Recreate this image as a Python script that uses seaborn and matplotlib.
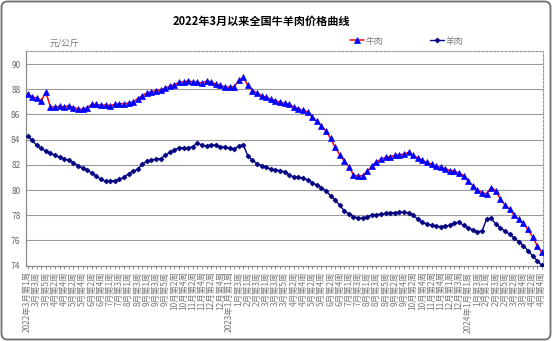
import numpy as np
import pandas as pd
import matplotlib
matplotlib.use("Agg")
import matplotlib.pyplot as plt
from matplotlib.patches import FancyBboxPatch
import seaborn as sns

# Weekly national average retail prices (yuan/kg), 2022 W1 of March to 2024 W4 of April
beef = [
    87.65, 87.4, 87.3, 87.1, 87.75, 86.6, 86.6, 86.65, 86.6, 86.7,
    86.55, 86.45, 86.4, 86.55, 86.8, 86.8, 86.75, 86.75, 86.7, 86.8,
    86.85, 86.85, 86.9, 87.0, 87.25, 87.5, 87.7, 87.8, 87.9, 87.95,
    88.1, 88.25, 88.35, 88.55, 88.6, 88.65, 88.6, 88.55, 88.5, 88.65,
    88.55, 88.4, 88.3, 88.2, 88.15, 88.2, 88.7, 88.95, 88.3, 87.9,
    87.7, 87.5, 87.35, 87.2, 87.1, 86.95, 86.9, 86.8, 86.6, 86.45,
    86.35, 86.2, 85.8, 85.45, 85.1, 84.7, 84.1, 83.4, 82.8, 82.3,
    81.85, 81.2, 81.1, 81.15, 81.5, 81.9, 82.25, 82.45, 82.6, 82.65,
    82.75, 82.8, 82.85, 83.0, 82.75, 82.55, 82.35, 82.2, 82.05, 81.9,
    81.8, 81.7, 81.55, 81.5, 81.35, 81.15, 80.7, 80.35, 80.0, 79.8,
    79.7, 80.2, 79.95, 79.3, 78.8, 78.5, 78.0, 77.7, 77.35, 76.9,
    76.3, 75.6, 75.05,
]
mutton = [
    84.3, 83.95, 83.55, 83.3, 83.1, 82.95, 82.75, 82.6, 82.45, 82.4,
    82.15, 81.95, 81.75, 81.6, 81.35, 81.1, 80.85, 80.7, 80.7, 80.75,
    80.85, 81.0, 81.3, 81.5, 81.65, 82.05, 82.3, 82.4, 82.45, 82.5,
    82.75, 83.0, 83.2, 83.35, 83.35, 83.35, 83.45, 83.75, 83.55, 83.5,
    83.6, 83.55, 83.45, 83.4, 83.3, 83.25, 83.5, 83.6, 82.7, 82.35,
    82.1, 81.95, 81.8, 81.65, 81.6, 81.55, 81.45, 81.2, 81.05, 81.0,
    80.95, 80.8, 80.6, 80.4, 80.2, 79.95, 79.55, 79.2, 78.8, 78.35,
    78.1, 77.9, 77.8, 77.75, 77.9, 78.0, 78.05, 78.1, 78.15, 78.2,
    78.2, 78.25, 78.25, 78.2, 78.0, 77.7, 77.45, 77.3, 77.2, 77.15,
    77.1, 77.15, 77.2, 77.4, 77.45, 77.2, 77.0, 76.85, 76.7, 76.75,
    77.7, 77.75, 77.3, 77.0, 76.75, 76.5, 76.2, 75.9, 75.6, 75.2,
    74.8, 74.4, 74.05,
]

# Every second week carries a label
week_labels = [
    "2022年3月第1周", "3月第3周", "3月第5周", "4月第2周", "4月第4周",
    "5月第2周", "5月第4周", "6月第2周", "6月第4周", "7月第1周",
    "7月第3周", "8月第1周", "8月第3周", "9月第1周", "9月第3周",
    "9月第5周", "10月第2周", "10月第4周", "11月第2周", "11月第4周",
    "12月第2周", "12月第4周", "2023年1月第1周", "1月第3周", "2月第1周",
    "2月第3周", "3月第1周", "3月第3周", "3月第5周", "4月第2周",
    "4月第4周", "5月第2周", "5月第4周", "6月第2周", "6月第4周",
    "7月第1周", "7月第3周", "8月第1周", "8月第3周", "8月第5周",
    "9月第2周", "9月第4周", "10月第2周", "10月第4周", "11月第2周",
    "11月第4周", "12月第1周", "12月第3周", "2024年1月第1周", "1月第3周",
    "2月第1周", "2月第3周", "2月第5周", "3月第2周", "3月第4周",
    "4月第2周", "4月第4周",
]
series_names = ["牛肉", "羊肉"]
y_ticks = [74, 76, 78, 80, 82, 84, 86, 88, 90]

sns.set_theme(style="white")
plt.rcParams["font.family"] = ["Noto Sans CJK SC", "DejaVu Sans"]
plt.rcParams["axes.unicode_minus"] = False

W, H = 552, 341
fig = plt.figure(figsize=(W / 100, H / 100), dpi=100, facecolor="white")

# Background layer: fine dot texture and rounded outer frame
bg = fig.add_axes([0, 0, 1, 1], zorder=-10)
bg.set_xlim(0, W)
bg.set_ylim(0, H)
bg.axis("off")
gx, gy = np.meshgrid(np.arange(2, W, 8), np.arange(2, H, 4))
gx = gx + (np.arange(gy.shape[0])[:, None] % 2) * 4
bg.scatter(gx.ravel(), gy.ravel(), s=0.5, marker="s", color="#c8c8c8",
           linewidths=0)
bg.add_patch(FancyBboxPatch((1.5, 1.5), W - 3, H - 3,
                            boxstyle="round,pad=0,rounding_size=6",
                            fill=False, edgecolor="#6e6e6e", linewidth=1.3))

ax = fig.add_axes([26 / W, 1 - 265.7 / H, (543 - 26) / W, (265.7 - 50.7) / H])
ax.set_facecolor("none")

n = len(beef)
df = pd.DataFrame({"week": np.arange(n), "beef": beef, "mutton": mutton})

sns.lineplot(data=df, x="week", y="beef", ax=ax, color="#ff0000", lw=1.1,
             marker="^", markersize=4.2, markerfacecolor="#0000ff",
             markeredgecolor="#0000ff", markeredgewidth=0.5,
             label=series_names[0], zorder=3)
sns.lineplot(data=df, x="week", y="mutton", ax=ax, color="#000080", lw=1.0,
             marker="D", markersize=2.6, markerfacecolor="#000080",
             markeredgecolor="#000080", markeredgewidth=0.4,
             label=series_names[1], zorder=3)

ax.set_xlim(-0.33, n - 1 + 0.28)
ax.set_ylim(74, 91.06)
ax.set_yticks(y_ticks)
ax.set_yticklabels([str(v) for v in y_ticks], fontsize=6, color="#666666")
ax.grid(axis="y", color="#9a9a9a", lw=0.8)
ax.grid(axis="x", visible=False)

ax.set_xticks(np.arange(n))
tick_text = []
for i in range(n):
    tick_text.append(week_labels[i // 2] if i % 2 == 0 else "")
ax.set_xticklabels(tick_text, rotation=90, fontsize=6, color="#7a7a7a",
                   va="top", ha="center")
ax.tick_params(axis="x", length=2.5, width=0.6, color="#777777", pad=1.5,
               bottom=True)
ax.tick_params(axis="y", length=0, pad=4)
ax.set_xlabel("")
ax.set_ylabel("")

for side in ("left", "bottom"):
    ax.spines[side].set_color("#8a8a8a")
    ax.spines[side].set_linewidth(0.9)
for side in ("top", "right"):
    ax.spines[side].set_color("#9a9a9a")
    ax.spines[side].set_linewidth(0.8)
    ax.spines[side].set_linestyle((0, (2, 1.5)))

fig.text(261 / W, 1 - 21 / H, "2022年3月以来全国牛羊肉价格曲线",
         ha="center", va="center", fontsize=8, fontweight="bold",
         color="black")
fig.text(50 / W, 1 - 43 / H, "元/公斤", ha="left", va="center",
         fontsize=6.3, color="#777777")

handles, labels = ax.get_legend_handles_labels()
ax.legend(handles, labels, loc="center left",
          bbox_to_anchor=(350 / W, 1 - 41 / H),
          bbox_transform=fig.transFigure, ncol=2, frameon=False,
          fontsize=6.3, labelcolor="#777777", handlelength=1.6,
          handletextpad=0.2, columnspacing=5.3, borderpad=0, borderaxespad=0)

fig.savefig("out.png", dpi=100, facecolor="white")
#####
**What to produce**
Begin at the first line of the data above and repeat each line exactly, stopping after the line containing "import seaborn as sns". Omit the pictures.

**The response**
Recreate this image as a Python script that uses seaborn and matplotlib.
import numpy as np
import pandas as pd
import matplotlib
matplotlib.use("Agg")
import matplotlib.pyplot as plt
from matplotlib.patches import FancyBboxPatch
import seaborn as sns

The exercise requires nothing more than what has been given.